Work to do => Each line of the listing must be transcribed exactly, except for the images, which should be excluded.

Stored data =>
start

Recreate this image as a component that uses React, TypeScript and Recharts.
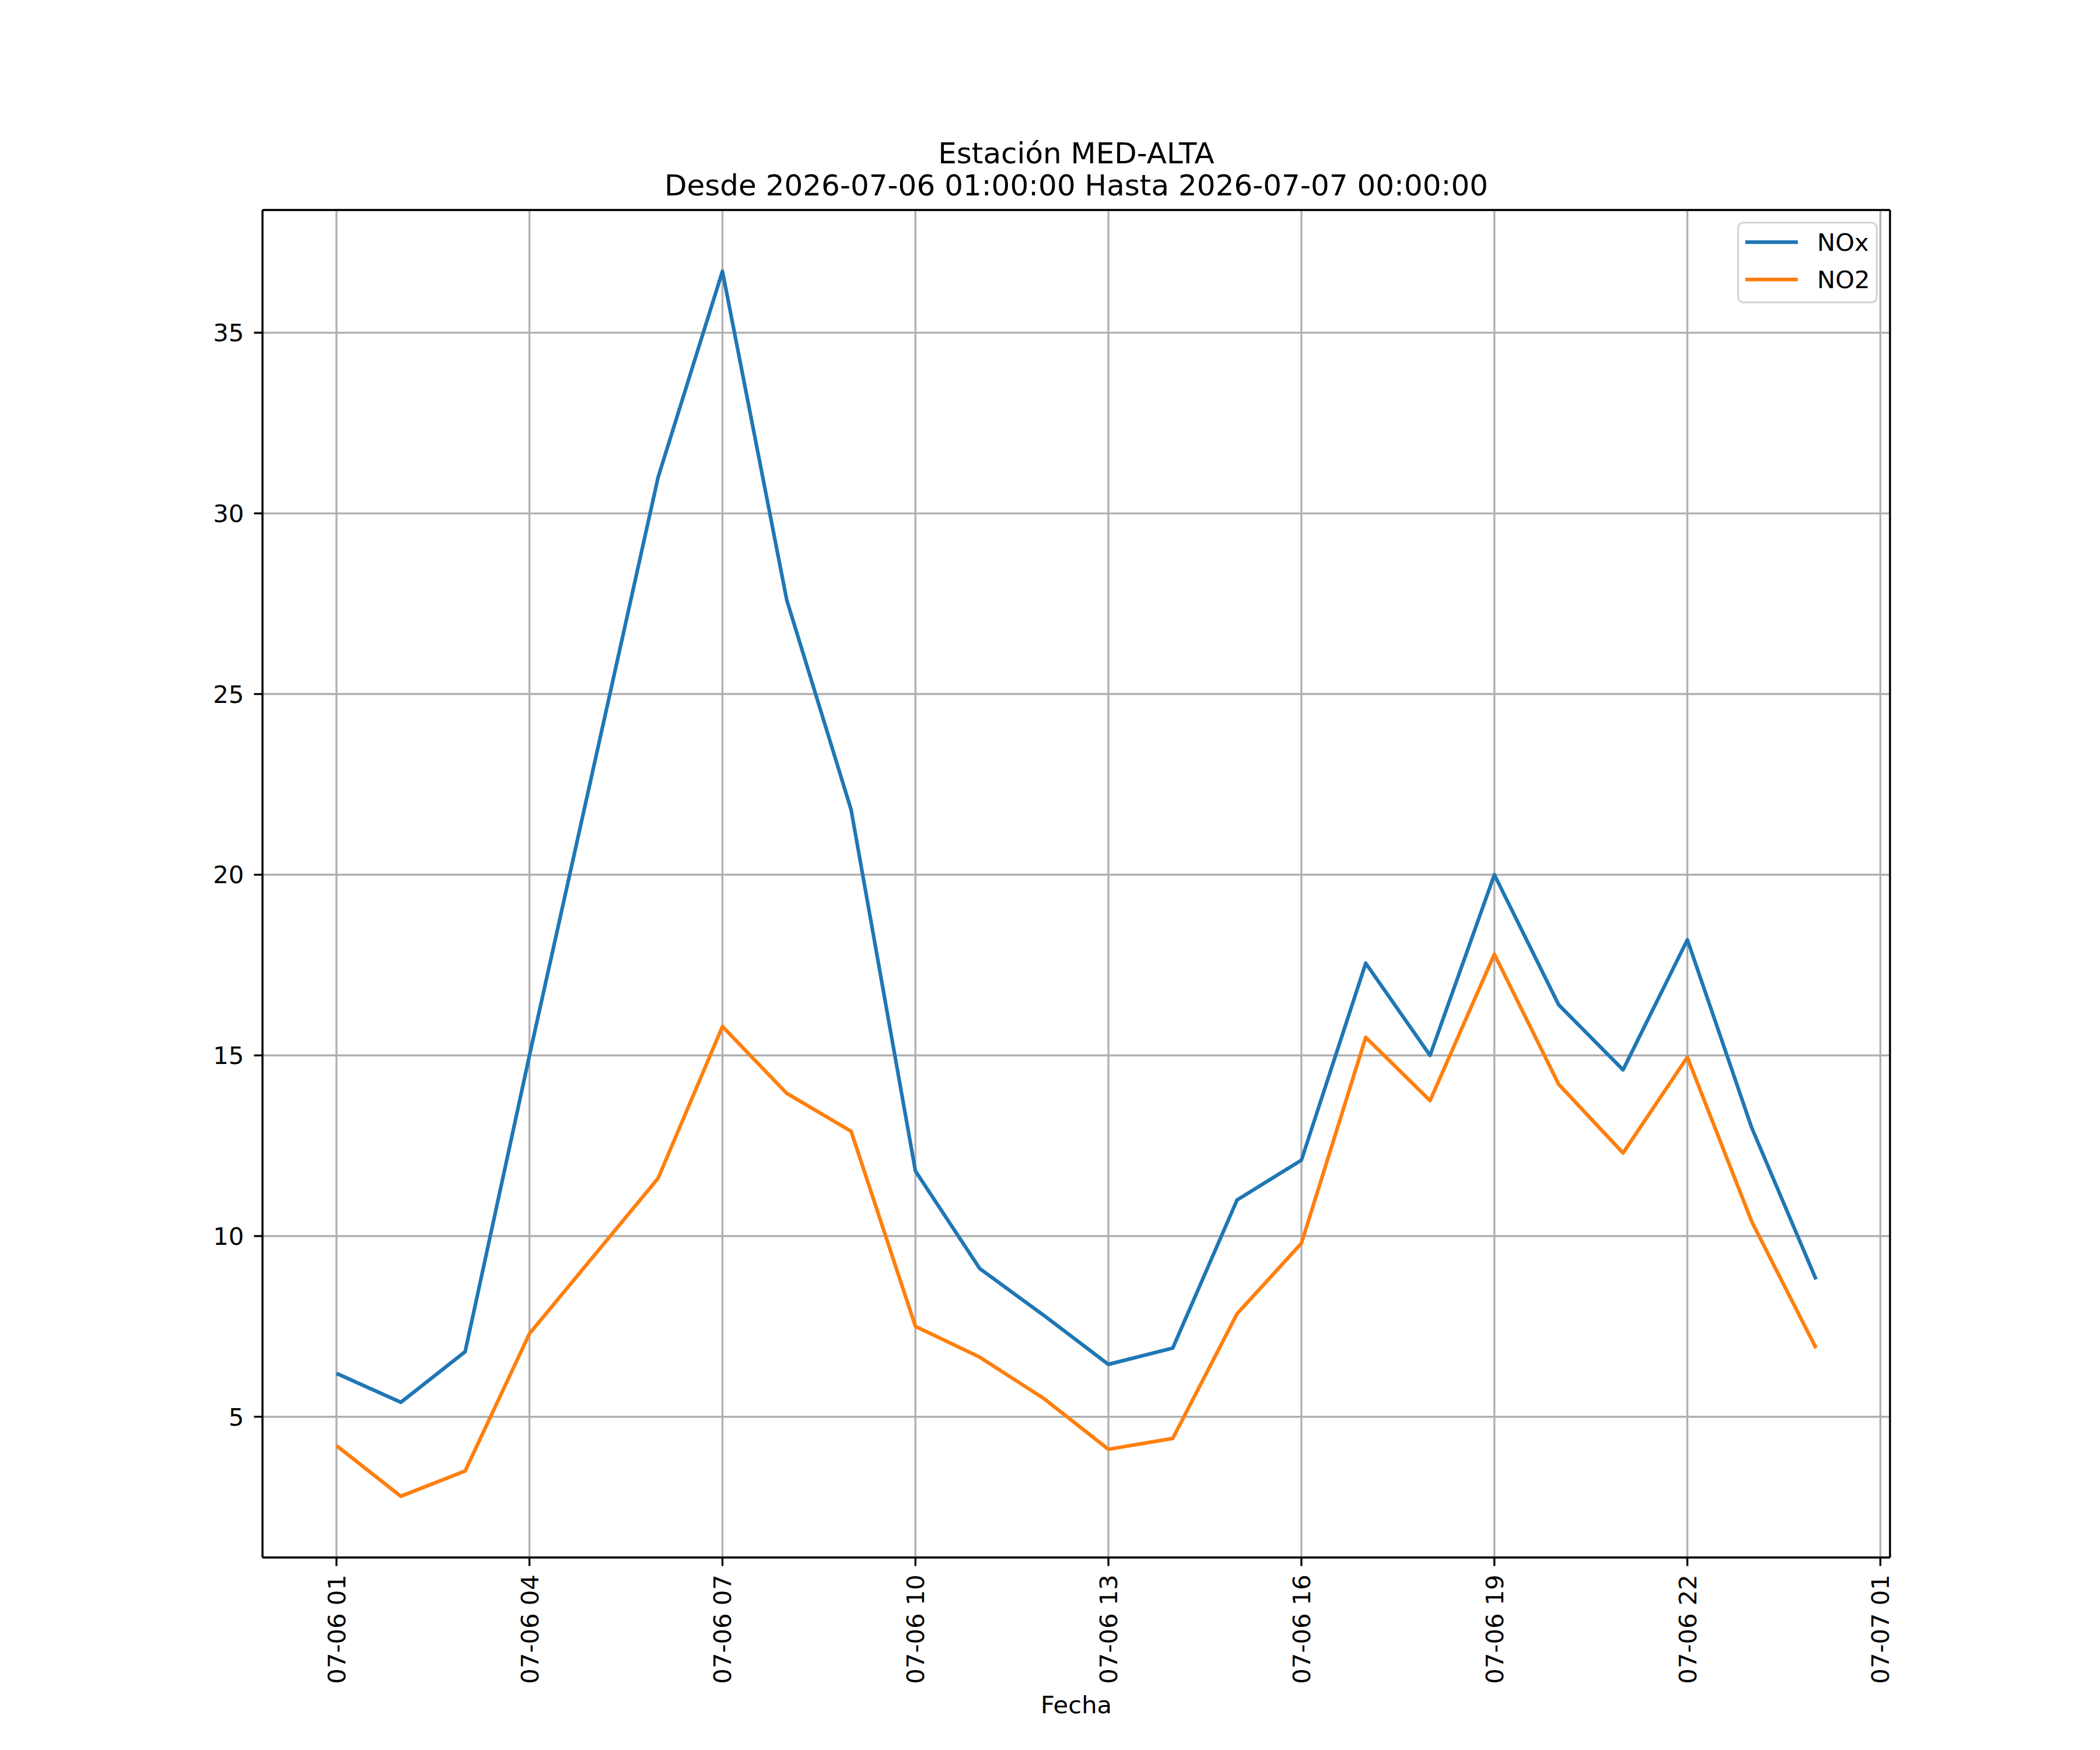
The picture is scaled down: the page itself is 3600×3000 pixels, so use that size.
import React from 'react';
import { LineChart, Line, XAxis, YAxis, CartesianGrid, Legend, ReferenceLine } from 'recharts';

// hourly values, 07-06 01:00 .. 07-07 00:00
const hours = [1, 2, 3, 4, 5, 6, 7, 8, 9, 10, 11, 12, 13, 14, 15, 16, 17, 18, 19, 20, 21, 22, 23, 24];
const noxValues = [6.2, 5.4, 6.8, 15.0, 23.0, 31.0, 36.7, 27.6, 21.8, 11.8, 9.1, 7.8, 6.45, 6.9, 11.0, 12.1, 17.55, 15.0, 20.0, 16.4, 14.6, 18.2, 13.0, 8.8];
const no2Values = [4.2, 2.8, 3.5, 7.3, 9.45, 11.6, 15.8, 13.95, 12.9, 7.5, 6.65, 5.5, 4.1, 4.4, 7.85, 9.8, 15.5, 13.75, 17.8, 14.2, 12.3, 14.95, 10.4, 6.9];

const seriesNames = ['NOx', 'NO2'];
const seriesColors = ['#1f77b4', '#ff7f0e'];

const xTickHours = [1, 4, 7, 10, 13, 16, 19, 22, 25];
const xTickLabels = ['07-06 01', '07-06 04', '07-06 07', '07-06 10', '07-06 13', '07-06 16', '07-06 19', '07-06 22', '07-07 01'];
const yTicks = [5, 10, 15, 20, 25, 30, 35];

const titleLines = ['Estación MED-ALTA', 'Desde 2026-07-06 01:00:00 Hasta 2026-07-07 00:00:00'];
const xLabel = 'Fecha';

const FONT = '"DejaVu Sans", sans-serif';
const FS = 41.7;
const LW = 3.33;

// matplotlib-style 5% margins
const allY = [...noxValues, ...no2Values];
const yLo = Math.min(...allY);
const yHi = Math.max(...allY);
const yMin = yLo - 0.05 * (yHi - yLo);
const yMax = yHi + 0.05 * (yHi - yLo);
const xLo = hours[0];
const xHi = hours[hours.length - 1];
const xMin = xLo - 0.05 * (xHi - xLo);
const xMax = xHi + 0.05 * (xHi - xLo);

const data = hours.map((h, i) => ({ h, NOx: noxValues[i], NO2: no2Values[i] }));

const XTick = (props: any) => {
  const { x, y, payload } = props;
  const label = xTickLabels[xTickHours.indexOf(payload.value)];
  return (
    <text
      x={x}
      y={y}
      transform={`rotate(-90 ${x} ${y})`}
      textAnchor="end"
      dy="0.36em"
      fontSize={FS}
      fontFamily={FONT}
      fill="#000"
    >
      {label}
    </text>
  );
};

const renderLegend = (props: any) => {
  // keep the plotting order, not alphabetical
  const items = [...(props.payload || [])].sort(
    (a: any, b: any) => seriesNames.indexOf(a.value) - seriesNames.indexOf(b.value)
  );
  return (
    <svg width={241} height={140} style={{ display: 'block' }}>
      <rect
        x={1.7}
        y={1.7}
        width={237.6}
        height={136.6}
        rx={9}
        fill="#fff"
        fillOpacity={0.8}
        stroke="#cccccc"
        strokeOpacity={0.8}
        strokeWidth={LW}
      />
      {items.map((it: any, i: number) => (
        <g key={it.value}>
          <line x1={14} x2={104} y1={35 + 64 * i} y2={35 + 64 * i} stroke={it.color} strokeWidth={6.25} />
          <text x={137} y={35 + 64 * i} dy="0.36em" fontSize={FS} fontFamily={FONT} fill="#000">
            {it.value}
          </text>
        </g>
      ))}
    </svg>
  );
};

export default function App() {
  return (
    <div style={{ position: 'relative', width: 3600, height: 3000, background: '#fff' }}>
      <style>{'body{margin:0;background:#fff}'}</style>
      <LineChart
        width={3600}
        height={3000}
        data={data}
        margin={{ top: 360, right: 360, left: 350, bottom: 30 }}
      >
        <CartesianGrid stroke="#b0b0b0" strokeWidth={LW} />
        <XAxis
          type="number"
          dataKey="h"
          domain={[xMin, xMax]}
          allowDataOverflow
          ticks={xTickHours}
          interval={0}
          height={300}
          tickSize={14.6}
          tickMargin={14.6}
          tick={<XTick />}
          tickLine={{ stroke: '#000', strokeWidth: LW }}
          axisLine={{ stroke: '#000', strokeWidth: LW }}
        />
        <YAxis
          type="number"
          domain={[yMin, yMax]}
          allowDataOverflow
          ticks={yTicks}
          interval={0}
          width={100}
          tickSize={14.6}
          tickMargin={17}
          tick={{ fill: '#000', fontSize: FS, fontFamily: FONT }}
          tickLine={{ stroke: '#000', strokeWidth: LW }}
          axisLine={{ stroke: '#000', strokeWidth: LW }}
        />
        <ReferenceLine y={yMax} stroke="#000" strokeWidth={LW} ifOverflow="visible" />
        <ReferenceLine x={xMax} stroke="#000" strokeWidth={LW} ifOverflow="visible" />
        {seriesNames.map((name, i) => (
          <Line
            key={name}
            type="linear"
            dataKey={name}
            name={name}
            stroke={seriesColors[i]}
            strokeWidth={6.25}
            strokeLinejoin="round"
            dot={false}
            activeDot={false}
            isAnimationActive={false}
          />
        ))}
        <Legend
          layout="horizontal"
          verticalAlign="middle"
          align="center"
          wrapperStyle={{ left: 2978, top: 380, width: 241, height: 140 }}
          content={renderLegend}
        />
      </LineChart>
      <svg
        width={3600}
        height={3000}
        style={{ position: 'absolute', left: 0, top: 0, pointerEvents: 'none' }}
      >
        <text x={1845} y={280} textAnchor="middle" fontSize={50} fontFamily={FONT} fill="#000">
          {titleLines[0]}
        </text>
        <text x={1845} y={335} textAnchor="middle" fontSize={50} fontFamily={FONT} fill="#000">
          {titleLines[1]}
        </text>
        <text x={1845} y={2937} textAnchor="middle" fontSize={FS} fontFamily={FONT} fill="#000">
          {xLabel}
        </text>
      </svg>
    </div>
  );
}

end

Solution =>
Recreate this image as a component that uses React, TypeScript and Recharts.
The picture is scaled down: the page itself is 3600×3000 pixels, so use that size.
import React from 'react';
import { LineChart, Line, XAxis, YAxis, CartesianGrid, Legend, ReferenceLine } from 'recharts';

// hourly values, 07-06 01:00 .. 07-07 00:00
const hours = [1, 2, 3, 4, 5, 6, 7, 8, 9, 10, 11, 12, 13, 14, 15, 16, 17, 18, 19, 20, 21, 22, 23, 24];
const noxValues = [6.2, 5.4, 6.8, 15.0, 23.0, 31.0, 36.7, 27.6, 21.8, 11.8, 9.1, 7.8, 6.45, 6.9, 11.0, 12.1, 17.55, 15.0, 20.0, 16.4, 14.6, 18.2, 13.0, 8.8];
const no2Values = [4.2, 2.8, 3.5, 7.3, 9.45, 11.6, 15.8, 13.95, 12.9, 7.5, 6.65, 5.5, 4.1, 4.4, 7.85, 9.8, 15.5, 13.75, 17.8, 14.2, 12.3, 14.95, 10.4, 6.9];

const seriesNames = ['NOx', 'NO2'];
const seriesColors = ['#1f77b4', '#ff7f0e'];

const xTickHours = [1, 4, 7, 10, 13, 16, 19, 22, 25];
const xTickLabels = ['07-06 01', '07-06 04', '07-06 07', '07-06 10', '07-06 13', '07-06 16', '07-06 19', '07-06 22', '07-07 01'];
const yTicks = [5, 10, 15, 20, 25, 30, 35];

const titleLines = ['Estación MED-ALTA', 'Desde 2026-07-06 01:00:00 Hasta 2026-07-07 00:00:00'];
const xLabel = 'Fecha';

const FONT = '"DejaVu Sans", sans-serif';
const FS = 41.7;
const LW = 3.33;

// matplotlib-style 5% margins
const allY = [...noxValues, ...no2Values];
const yLo = Math.min(...allY);
const yHi = Math.max(...allY);
const yMin = yLo - 0.05 * (yHi - yLo);
const yMax = yHi + 0.05 * (yHi - yLo);
const xLo = hours[0];
const xHi = hours[hours.length - 1];
const xMin = xLo - 0.05 * (xHi - xLo);
const xMax = xHi + 0.05 * (xHi - xLo);

const data = hours.map((h, i) => ({ h, NOx: noxValues[i], NO2: no2Values[i] }));

const XTick = (props: any) => {
  const { x, y, payload } = props;
  const label = xTickLabels[xTickHours.indexOf(payload.value)];
  return (
    <text
      x={x}
      y={y}
      transform={`rotate(-90 ${x} ${y})`}
      textAnchor="end"
      dy="0.36em"
      fontSize={FS}
      fontFamily={FONT}
      fill="#000"
    >
      {label}
    </text>
  );
};

const renderLegend = (props: any) => {
  // keep the plotting order, not alphabetical
  const items = [...(props.payload || [])].sort(
    (a: any, b: any) => seriesNames.indexOf(a.value) - seriesNames.indexOf(b.value)
  );
  return (
    <svg width={241} height={140} style={{ display: 'block' }}>
      <rect
        x={1.7}
        y={1.7}
        width={237.6}
        height={136.6}
        rx={9}
        fill="#fff"
        fillOpacity={0.8}
        stroke="#cccccc"
        strokeOpacity={0.8}
        strokeWidth={LW}
      />
      {items.map((it: any, i: number) => (
        <g key={it.value}>
          <line x1={14} x2={104} y1={35 + 64 * i} y2={35 + 64 * i} stroke={it.color} strokeWidth={6.25} />
          <text x={137} y={35 + 64 * i} dy="0.36em" fontSize={FS} fontFamily={FONT} fill="#000">
            {it.value}
          </text>
        </g>
      ))}
    </svg>
  );
};

export default function App() {
  return (
    <div style={{ position: 'relative', width: 3600, height: 3000, background: '#fff' }}>
      <style>{'body{margin:0;background:#fff}'}</style>
      <LineChart
        width={3600}
        height={3000}
        data={data}
        margin={{ top: 360, right: 360, left: 350, bottom: 30 }}
      >
        <CartesianGrid stroke="#b0b0b0" strokeWidth={LW} />
        <XAxis
          type="number"
          dataKey="h"
          domain={[xMin, xMax]}
          allowDataOverflow
          ticks={xTickHours}
          interval={0}
          height={300}
          tickSize={14.6}
          tickMargin={14.6}
          tick={<XTick />}
          tickLine={{ stroke: '#000', strokeWidth: LW }}
          axisLine={{ stroke: '#000', strokeWidth: LW }}
        />
        <YAxis
          type="number"
          domain={[yMin, yMax]}
          allowDataOverflow
          ticks={yTicks}
          interval={0}
          width={100}
          tickSize={14.6}
          tickMargin={17}
          tick={{ fill: '#000', fontSize: FS, fontFamily: FONT }}
          tickLine={{ stroke: '#000', strokeWidth: LW }}
          axisLine={{ stroke: '#000', strokeWidth: LW }}
        />
        <ReferenceLine y={yMax} stroke="#000" strokeWidth={LW} ifOverflow="visible" />
        <ReferenceLine x={xMax} stroke="#000" strokeWidth={LW} ifOverflow="visible" />
        {seriesNames.map((name, i) => (
          <Line
            key={name}
            type="linear"
            dataKey={name}
            name={name}
            stroke={seriesColors[i]}
            strokeWidth={6.25}
            strokeLinejoin="round"
            dot={false}
            activeDot={false}
            isAnimationActive={false}
          />
        ))}
        <Legend
          layout="horizontal"
          verticalAlign="middle"
          align="center"
          wrapperStyle={{ left: 2978, top: 380, width: 241, height: 140 }}
          content={renderLegend}
        />
      </LineChart>
      <svg
        width={3600}
        height={3000}
        style={{ position: 'absolute', left: 0, top: 0, pointerEvents: 'none' }}
      >
        <text x={1845} y={280} textAnchor="middle" fontSize={50} fontFamily={FONT} fill="#000">
          {titleLines[0]}
        </text>
        <text x={1845} y={335} textAnchor="middle" fontSize={50} fontFamily={FONT} fill="#000">
          {titleLines[1]}
        </text>
        <text x={1845} y={2937} textAnchor="middle" fontSize={FS} fontFamily={FONT} fill="#000">
          {xLabel}
        </text>
      </svg>
    </div>
  );
}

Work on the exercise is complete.